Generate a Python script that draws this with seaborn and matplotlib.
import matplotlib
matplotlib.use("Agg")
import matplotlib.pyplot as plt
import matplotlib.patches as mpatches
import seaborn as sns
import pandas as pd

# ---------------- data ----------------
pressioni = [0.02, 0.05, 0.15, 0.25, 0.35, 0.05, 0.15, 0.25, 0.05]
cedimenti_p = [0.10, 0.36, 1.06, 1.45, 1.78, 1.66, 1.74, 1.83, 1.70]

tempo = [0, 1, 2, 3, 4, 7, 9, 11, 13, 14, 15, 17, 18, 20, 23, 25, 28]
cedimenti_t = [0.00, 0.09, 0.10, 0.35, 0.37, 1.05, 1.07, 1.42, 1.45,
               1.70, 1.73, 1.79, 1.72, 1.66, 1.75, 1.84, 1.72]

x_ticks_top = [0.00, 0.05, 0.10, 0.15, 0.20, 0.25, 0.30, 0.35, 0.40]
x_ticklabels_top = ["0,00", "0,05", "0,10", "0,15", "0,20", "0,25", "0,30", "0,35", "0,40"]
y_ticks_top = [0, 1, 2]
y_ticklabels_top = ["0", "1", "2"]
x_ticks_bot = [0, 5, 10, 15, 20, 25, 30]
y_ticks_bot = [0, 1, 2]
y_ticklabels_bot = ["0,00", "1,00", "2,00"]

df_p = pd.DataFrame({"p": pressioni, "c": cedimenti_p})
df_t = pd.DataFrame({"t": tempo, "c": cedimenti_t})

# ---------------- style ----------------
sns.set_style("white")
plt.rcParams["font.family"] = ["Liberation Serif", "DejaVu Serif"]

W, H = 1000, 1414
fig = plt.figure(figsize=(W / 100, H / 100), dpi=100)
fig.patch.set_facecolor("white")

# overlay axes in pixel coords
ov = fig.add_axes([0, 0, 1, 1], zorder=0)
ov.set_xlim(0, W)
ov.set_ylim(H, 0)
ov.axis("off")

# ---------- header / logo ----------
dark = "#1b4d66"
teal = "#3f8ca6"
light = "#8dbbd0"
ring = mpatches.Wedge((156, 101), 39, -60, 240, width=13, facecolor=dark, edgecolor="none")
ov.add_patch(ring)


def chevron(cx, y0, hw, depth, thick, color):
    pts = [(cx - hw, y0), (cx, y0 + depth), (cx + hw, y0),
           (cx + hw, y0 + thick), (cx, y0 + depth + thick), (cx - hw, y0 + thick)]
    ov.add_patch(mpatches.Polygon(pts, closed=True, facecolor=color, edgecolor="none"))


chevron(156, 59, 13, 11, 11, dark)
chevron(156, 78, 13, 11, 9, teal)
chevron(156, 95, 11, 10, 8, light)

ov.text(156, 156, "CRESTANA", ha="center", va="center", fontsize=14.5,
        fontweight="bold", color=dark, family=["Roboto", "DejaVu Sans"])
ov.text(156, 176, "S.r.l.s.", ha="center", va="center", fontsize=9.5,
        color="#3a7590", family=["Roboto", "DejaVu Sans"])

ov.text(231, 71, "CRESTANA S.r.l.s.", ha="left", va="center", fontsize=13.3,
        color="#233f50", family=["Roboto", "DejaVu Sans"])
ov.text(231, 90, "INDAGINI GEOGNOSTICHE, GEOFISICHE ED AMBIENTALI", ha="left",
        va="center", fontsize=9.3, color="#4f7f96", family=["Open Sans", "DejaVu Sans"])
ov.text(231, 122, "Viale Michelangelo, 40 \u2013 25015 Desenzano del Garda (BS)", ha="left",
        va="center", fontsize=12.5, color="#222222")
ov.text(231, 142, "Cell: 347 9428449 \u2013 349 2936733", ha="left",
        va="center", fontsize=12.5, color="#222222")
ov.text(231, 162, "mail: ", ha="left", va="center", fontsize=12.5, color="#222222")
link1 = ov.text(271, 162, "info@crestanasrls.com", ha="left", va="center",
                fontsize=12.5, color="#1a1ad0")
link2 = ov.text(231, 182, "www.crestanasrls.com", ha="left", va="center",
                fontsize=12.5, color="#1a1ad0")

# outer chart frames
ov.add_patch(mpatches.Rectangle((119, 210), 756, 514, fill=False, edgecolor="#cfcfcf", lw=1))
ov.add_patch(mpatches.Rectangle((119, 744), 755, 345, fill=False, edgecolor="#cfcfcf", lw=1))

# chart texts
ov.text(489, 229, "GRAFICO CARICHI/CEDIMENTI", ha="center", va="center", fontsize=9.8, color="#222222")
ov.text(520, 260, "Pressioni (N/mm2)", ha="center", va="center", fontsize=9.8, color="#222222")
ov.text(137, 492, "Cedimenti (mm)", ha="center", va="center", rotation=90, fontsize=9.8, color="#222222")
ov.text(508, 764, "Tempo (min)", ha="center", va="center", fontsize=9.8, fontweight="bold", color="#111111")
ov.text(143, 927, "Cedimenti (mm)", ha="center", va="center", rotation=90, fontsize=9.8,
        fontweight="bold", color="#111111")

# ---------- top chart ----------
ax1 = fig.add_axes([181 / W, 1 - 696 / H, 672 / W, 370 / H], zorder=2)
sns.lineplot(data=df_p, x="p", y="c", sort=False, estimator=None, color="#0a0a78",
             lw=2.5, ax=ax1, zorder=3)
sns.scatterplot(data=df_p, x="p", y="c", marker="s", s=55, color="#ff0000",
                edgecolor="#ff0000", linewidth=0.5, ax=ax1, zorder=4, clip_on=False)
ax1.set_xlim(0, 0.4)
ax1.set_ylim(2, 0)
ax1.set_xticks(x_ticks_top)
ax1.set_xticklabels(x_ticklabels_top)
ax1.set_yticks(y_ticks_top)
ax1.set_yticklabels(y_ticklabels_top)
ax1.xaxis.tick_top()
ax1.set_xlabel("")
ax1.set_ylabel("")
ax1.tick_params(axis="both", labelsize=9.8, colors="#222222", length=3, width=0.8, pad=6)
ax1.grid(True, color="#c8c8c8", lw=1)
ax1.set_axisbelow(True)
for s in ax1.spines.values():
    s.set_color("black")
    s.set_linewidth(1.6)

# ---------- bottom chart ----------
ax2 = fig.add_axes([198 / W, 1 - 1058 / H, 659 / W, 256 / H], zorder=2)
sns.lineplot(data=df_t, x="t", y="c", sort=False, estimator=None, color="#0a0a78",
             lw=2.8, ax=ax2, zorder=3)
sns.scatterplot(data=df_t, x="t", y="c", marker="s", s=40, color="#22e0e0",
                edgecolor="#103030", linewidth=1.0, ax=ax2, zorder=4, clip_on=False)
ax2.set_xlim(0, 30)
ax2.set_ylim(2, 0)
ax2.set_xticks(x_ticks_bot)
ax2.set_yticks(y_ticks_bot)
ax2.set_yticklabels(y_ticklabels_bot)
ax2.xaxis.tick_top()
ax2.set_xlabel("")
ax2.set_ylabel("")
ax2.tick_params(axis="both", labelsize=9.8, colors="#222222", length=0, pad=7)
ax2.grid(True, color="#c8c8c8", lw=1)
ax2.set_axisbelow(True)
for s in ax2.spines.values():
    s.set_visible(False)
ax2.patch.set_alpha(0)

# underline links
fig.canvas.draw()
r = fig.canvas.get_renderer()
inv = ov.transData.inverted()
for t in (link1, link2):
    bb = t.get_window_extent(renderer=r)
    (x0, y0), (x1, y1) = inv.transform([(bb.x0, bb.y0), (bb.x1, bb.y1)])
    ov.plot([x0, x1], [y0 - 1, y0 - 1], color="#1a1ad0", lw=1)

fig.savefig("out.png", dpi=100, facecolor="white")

^^^^^^^^^^^^^^^^

__GIVEN REQUEST__
Type out the material again exactly as presented.

__RESPONSE TO THE TASK__
Generate a Python script that draws this with seaborn and matplotlib.
import matplotlib
matplotlib.use("Agg")
import matplotlib.pyplot as plt
import matplotlib.patches as mpatches
import seaborn as sns
import pandas as pd

# ---------------- data ----------------
pressioni = [0.02, 0.05, 0.15, 0.25, 0.35, 0.05, 0.15, 0.25, 0.05]
cedimenti_p = [0.10, 0.36, 1.06, 1.45, 1.78, 1.66, 1.74, 1.83, 1.70]

tempo = [0, 1, 2, 3, 4, 7, 9, 11, 13, 14, 15, 17, 18, 20, 23, 25, 28]
cedimenti_t = [0.00, 0.09, 0.10, 0.35, 0.37, 1.05, 1.07, 1.42, 1.45,
               1.70, 1.73, 1.79, 1.72, 1.66, 1.75, 1.84, 1.72]

x_ticks_top = [0.00, 0.05, 0.10, 0.15, 0.20, 0.25, 0.30, 0.35, 0.40]
x_ticklabels_top = ["0,00", "0,05", "0,10", "0,15", "0,20", "0,25", "0,30", "0,35", "0,40"]
y_ticks_top = [0, 1, 2]
y_ticklabels_top = ["0", "1", "2"]
x_ticks_bot = [0, 5, 10, 15, 20, 25, 30]
y_ticks_bot = [0, 1, 2]
y_ticklabels_bot = ["0,00", "1,00", "2,00"]

df_p = pd.DataFrame({"p": pressioni, "c": cedimenti_p})
df_t = pd.DataFrame({"t": tempo, "c": cedimenti_t})

# ---------------- style ----------------
sns.set_style("white")
plt.rcParams["font.family"] = ["Liberation Serif", "DejaVu Serif"]

W, H = 1000, 1414
fig = plt.figure(figsize=(W / 100, H / 100), dpi=100)
fig.patch.set_facecolor("white")

# overlay axes in pixel coords
ov = fig.add_axes([0, 0, 1, 1], zorder=0)
ov.set_xlim(0, W)
ov.set_ylim(H, 0)
ov.axis("off")

# ---------- header / logo ----------
dark = "#1b4d66"
teal = "#3f8ca6"
light = "#8dbbd0"
ring = mpatches.Wedge((156, 101), 39, -60, 240, width=13, facecolor=dark, edgecolor="none")
ov.add_patch(ring)


def chevron(cx, y0, hw, depth, thick, color):
    pts = [(cx - hw, y0), (cx, y0 + depth), (cx + hw, y0),
           (cx + hw, y0 + thick), (cx, y0 + depth + thick), (cx - hw, y0 + thick)]
    ov.add_patch(mpatches.Polygon(pts, closed=True, facecolor=color, edgecolor="none"))


chevron(156, 59, 13, 11, 11, dark)
chevron(156, 78, 13, 11, 9, teal)
chevron(156, 95, 11, 10, 8, light)

ov.text(156, 156, "CRESTANA", ha="center", va="center", fontsize=14.5,
        fontweight="bold", color=dark, family=["Roboto", "DejaVu Sans"])
ov.text(156, 176, "S.r.l.s.", ha="center", va="center", fontsize=9.5,
        color="#3a7590", family=["Roboto", "DejaVu Sans"])

ov.text(231, 71, "CRESTANA S.r.l.s.", ha="left", va="center", fontsize=13.3,
        color="#233f50", family=["Roboto", "DejaVu Sans"])
ov.text(231, 90, "INDAGINI GEOGNOSTICHE, GEOFISICHE ED AMBIENTALI", ha="left",
        va="center", fontsize=9.3, color="#4f7f96", family=["Open Sans", "DejaVu Sans"])
ov.text(231, 122, "Viale Michelangelo, 40 \u2013 25015 Desenzano del Garda (BS)", ha="left",
        va="center", fontsize=12.5, color="#222222")
ov.text(231, 142, "Cell: 347 9428449 \u2013 349 2936733", ha="left",
        va="center", fontsize=12.5, color="#222222")
ov.text(231, 162, "mail: ", ha="left", va="center", fontsize=12.5, color="#222222")
link1 = ov.text(271, 162, "info@crestanasrls.com", ha="left", va="center",
                fontsize=12.5, color="#1a1ad0")
link2 = ov.text(231, 182, "www.crestanasrls.com", ha="left", va="center",
                fontsize=12.5, color="#1a1ad0")

# outer chart frames
ov.add_patch(mpatches.Rectangle((119, 210), 756, 514, fill=False, edgecolor="#cfcfcf", lw=1))
ov.add_patch(mpatches.Rectangle((119, 744), 755, 345, fill=False, edgecolor="#cfcfcf", lw=1))

# chart texts
ov.text(489, 229, "GRAFICO CARICHI/CEDIMENTI", ha="center", va="center", fontsize=9.8, color="#222222")
ov.text(520, 260, "Pressioni (N/mm2)", ha="center", va="center", fontsize=9.8, color="#222222")
ov.text(137, 492, "Cedimenti (mm)", ha="center", va="center", rotation=90, fontsize=9.8, color="#222222")
ov.text(508, 764, "Tempo (min)", ha="center", va="center", fontsize=9.8, fontweight="bold", color="#111111")
ov.text(143, 927, "Cedimenti (mm)", ha="center", va="center", rotation=90, fontsize=9.8,
        fontweight="bold", color="#111111")

# ---------- top chart ----------
ax1 = fig.add_axes([181 / W, 1 - 696 / H, 672 / W, 370 / H], zorder=2)
sns.lineplot(data=df_p, x="p", y="c", sort=False, estimator=None, color="#0a0a78",
             lw=2.5, ax=ax1, zorder=3)
sns.scatterplot(data=df_p, x="p", y="c", marker="s", s=55, color="#ff0000",
                edgecolor="#ff0000", linewidth=0.5, ax=ax1, zorder=4, clip_on=False)
ax1.set_xlim(0, 0.4)
ax1.set_ylim(2, 0)
ax1.set_xticks(x_ticks_top)
ax1.set_xticklabels(x_ticklabels_top)
ax1.set_yticks(y_ticks_top)
ax1.set_yticklabels(y_ticklabels_top)
ax1.xaxis.tick_top()
ax1.set_xlabel("")
ax1.set_ylabel("")
ax1.tick_params(axis="both", labelsize=9.8, colors="#222222", length=3, width=0.8, pad=6)
ax1.grid(True, color="#c8c8c8", lw=1)
ax1.set_axisbelow(True)
for s in ax1.spines.values():
    s.set_color("black")
    s.set_linewidth(1.6)

# ---------- bottom chart ----------
ax2 = fig.add_axes([198 / W, 1 - 1058 / H, 659 / W, 256 / H], zorder=2)
sns.lineplot(data=df_t, x="t", y="c", sort=False, estimator=None, color="#0a0a78",
             lw=2.8, ax=ax2, zorder=3)
sns.scatterplot(data=df_t, x="t", y="c", marker="s", s=40, color="#22e0e0",
                edgecolor="#103030", linewidth=1.0, ax=ax2, zorder=4, clip_on=False)
ax2.set_xlim(0, 30)
ax2.set_ylim(2, 0)
ax2.set_xticks(x_ticks_bot)
ax2.set_yticks(y_ticks_bot)
ax2.set_yticklabels(y_ticklabels_bot)
ax2.xaxis.tick_top()
ax2.set_xlabel("")
ax2.set_ylabel("")
ax2.tick_params(axis="both", labelsize=9.8, colors="#222222", length=0, pad=7)
ax2.grid(True, color="#c8c8c8", lw=1)
ax2.set_axisbelow(True)
for s in ax2.spines.values():
    s.set_visible(False)
ax2.patch.set_alpha(0)

# underline links
fig.canvas.draw()
r = fig.canvas.get_renderer()
inv = ov.transData.inverted()
for t in (link1, link2):
    bb = t.get_window_extent(renderer=r)
    (x0, y0), (x1, y1) = inv.transform([(bb.x0, bb.y0), (bb.x1, bb.y1)])
    ov.plot([x0, x1], [y0 - 1, y0 - 1], color="#1a1ad0", lw=1)

fig.savefig("out.png", dpi=100, facecolor="white")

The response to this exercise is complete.